Girl Guides was founded in the UK by Lord Robert Baden-Powell in 1910, three years after he launched the boys’ Scouting movement. Baden-Powell was a military scout in Africa during the Boer War. It was here that his ideas for building self-reliance took root. He translated these ideas – minus the military aspects – in a book called Scouting for Boys, which was published in 1908. The reaction was phenomenal and Scout Patrols popped up all over England. Scouting for Boys is the fourth-bestselling title of all time.
Lieutenant Colonel David Cossgrove served in the Boer War with Baden-Powell. Cossgrove was a headmaster in Christchurch and brought the Scout Movement to New Zealand. Cossgrove had four daughters, and his youngest, Muriel, living in a country where women had already had the vote for fifteen years, asked for a girl’s equivalent to Scouts.
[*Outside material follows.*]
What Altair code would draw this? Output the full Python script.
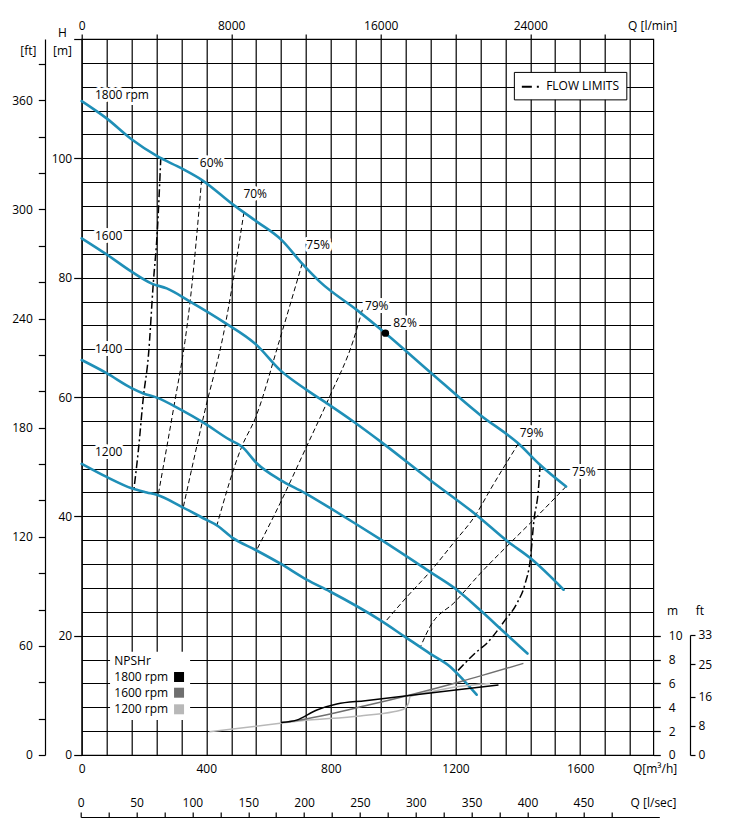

In 1908 – a year before girls in Britain made the same request – Cossgrove organised the Peace Scouts for girls.
On Baden-Powell’s suggestion, Cossgrove wrote Peace Scouting for Girls, which was published in 1910. In 1928, Peace Scouts became GirlGuiding and New Zealand joined the World Association of Girl Guides and Girl Scouts (WAGGGS) as a founding member.
Today, New Zealand is one of 150 countries that belong to the association.